Idelando-Beberapa pedagang di resto PKL, Mrican, Jogja, ketika berhadapan dengan pembeli orang Manggarai, mereka akan menggunakan bahasa Manggarai. Suatu waktu, saat pertama kali ke PKL, hendak memesan sop buah, penjualnya membuka percakapan dengan bahasa Manggarai. Dia bilang weli apa ite? Sontak saya kaget, lalu saya tanya apakah dia orang Manggarai. Katanya tidak. Dia sudah cukup akrab dengan tipe wajah orang Manggarai; ia belajar bahasa Manggarai dari mahasiswa-mahasiswa yang membeli di lapaknya.

Tampaknya, dia cukup baik menguasai kosakata bahasa Manggarai yang berkaitan dengan percakapan dengan pembeli, misalnya ketika ia menanyakan apa yang dibeli dengan weli apa ite? meminta pembeli untuk menunggu dengan neka rabo, gereng cekoen! menanyakan jumlah pesanan dengan ca ko sua? meminta maaf dengan neka rabo. Dari sekian pedagang yang mencoba-coba menggunakan bahasa Manggarai, penjual sop buah itu yang paling baik. Tampaknya, teman-teman dari Manggarai mengajarinya dengan cukup baik.

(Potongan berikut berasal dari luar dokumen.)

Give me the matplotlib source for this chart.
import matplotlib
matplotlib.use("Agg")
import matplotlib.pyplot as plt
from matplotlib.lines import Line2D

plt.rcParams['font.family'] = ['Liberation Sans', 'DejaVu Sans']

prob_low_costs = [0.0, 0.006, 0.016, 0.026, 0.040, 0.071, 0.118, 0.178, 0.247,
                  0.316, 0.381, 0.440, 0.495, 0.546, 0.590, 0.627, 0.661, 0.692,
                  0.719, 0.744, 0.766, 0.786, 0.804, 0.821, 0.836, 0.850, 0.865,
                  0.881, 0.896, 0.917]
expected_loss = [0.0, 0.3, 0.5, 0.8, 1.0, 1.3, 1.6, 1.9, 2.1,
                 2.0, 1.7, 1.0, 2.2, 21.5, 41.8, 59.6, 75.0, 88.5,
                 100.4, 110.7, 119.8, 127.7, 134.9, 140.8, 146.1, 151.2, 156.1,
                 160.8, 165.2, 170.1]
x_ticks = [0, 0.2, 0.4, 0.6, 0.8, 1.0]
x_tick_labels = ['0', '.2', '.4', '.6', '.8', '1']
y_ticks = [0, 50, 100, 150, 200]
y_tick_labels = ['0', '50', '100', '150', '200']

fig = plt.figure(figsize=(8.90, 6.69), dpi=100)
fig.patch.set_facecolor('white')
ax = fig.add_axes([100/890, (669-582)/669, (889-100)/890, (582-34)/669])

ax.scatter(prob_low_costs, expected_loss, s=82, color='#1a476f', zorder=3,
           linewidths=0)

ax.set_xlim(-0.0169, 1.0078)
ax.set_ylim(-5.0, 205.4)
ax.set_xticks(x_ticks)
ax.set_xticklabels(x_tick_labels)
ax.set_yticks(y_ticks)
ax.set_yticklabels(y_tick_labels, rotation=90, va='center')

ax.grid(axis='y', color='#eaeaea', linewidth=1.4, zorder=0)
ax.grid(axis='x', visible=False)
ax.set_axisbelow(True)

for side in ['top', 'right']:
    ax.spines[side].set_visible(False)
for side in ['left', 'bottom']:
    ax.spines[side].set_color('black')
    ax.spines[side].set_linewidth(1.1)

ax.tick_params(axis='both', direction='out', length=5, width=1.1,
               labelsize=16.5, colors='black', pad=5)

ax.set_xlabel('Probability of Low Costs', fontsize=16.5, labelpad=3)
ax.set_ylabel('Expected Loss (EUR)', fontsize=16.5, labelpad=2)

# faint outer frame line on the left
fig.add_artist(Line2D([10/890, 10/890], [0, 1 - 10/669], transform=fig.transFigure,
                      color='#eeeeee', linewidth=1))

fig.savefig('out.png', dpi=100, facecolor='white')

Namun, ada hal yang menjanggal, yakni ketika dia mengucapkan tiba teing kepada saya; juga kepada teman-teman yang lain (saya amati). Lalu saya tanyakan maksud dari kedua kata itu (sebenarnya saya tahu tapi ada kekeliruan). Lalu dia bilang: kan hitu terima kasih. Entalah, siapa yang pertama kali menciptakan kata janggal itu sebagai ucapan terima kasih dalam bahasa Manggarai. Yang pasti bukan itu! Lalu, saya memberitahukan kata yang tepat, yakni wali di'a. Artinya, kita menerima dengan sepenuh hati apa yang diberikan orang lain kepada kita.

Kita dapat mengacu pada kamus Bahasa Indonesia-Manggarai (2018): terima 'tiba'; menerima= mengabulkan 'sendo', 'sending', tei; terima kasih 'delek', 'wali-di'a', 'mosek', bengkes'; menerima= menyambut 'cakang', 'reis', 'curu', 'ris'; menerima dengan tangan terbuka 'sanggar', 'gelak', 'gelak natas'; menerima putusan 'cau', 'cecop', 'tiba', 'sau'; menerima sebagai gadaian 'dekong'. Jadi sangat jelas, terima kasih dalam bahasa Manggarai: delek, wali-di'a, mosek, bengkes.

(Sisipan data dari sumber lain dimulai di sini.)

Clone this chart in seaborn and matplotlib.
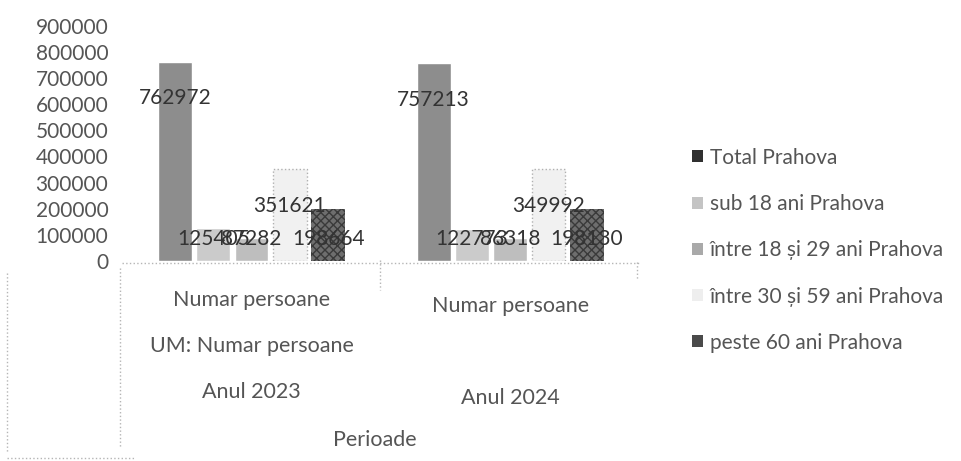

Saya menduga bahwa kata tiba teing diterjemahkan dari bahasa Indonesia terima kasih. Jelas terjemahan itu salah karena terima kasih merupakan kata majemuk, yang dibaca sebagai satu kata. Penerjemahan yang demikian justru mengalami kedangkalan makna. Tidak memiliki nilai rasa apa pun.

Jika ditilik, kata majemuk terima kasih berasal dari kata terima yang berarti menyambut, mendapat (memperoleh) sesuatu; dan kata kasih yang berarti (1) perasaan sayang (cinta, suka kepada), (2) beri. Namun, seperti kata Ivan Lanin, saya belum berhasil menemukan penjelasan tentang bagaimana kata majemuk ini terbentuk, namun saya duga makna kasih yang diambil adalah makna keduanya. Jadi, secara harfiah, kata majemuk (yang terkadang merupakan idiom atau ungkapan) ini dapat bermakna menyambut pemberian.

Jika kembali pada kata tiba teing, sangat jelas kata ini tidak memiliki kedalaman makna. Kata pembentuknya pun hanya memiliki satu arti, tiba 'terima' dan teing 'beri', yang berarti terima beri. Tidak memiliki nilai rasa apa pun untuk dijadikan sebuah ungkapan.

Masalah ini sempat menjadi perdebatan kecil di meja makan dengan beberapa teman. Katanya, itu sudah menjadi biasa, ya jalankan saja yang sudah biasa. Tapi kan, kita perlu memperbaiki yang keliru/salah supaya tidak terbiasa. Lalu saya berusaha meyakinkan dengan memberi contoh kata itu dalam beberapa konteks. Sayangnya, sampai hari ini, tiba teing masih digunakan.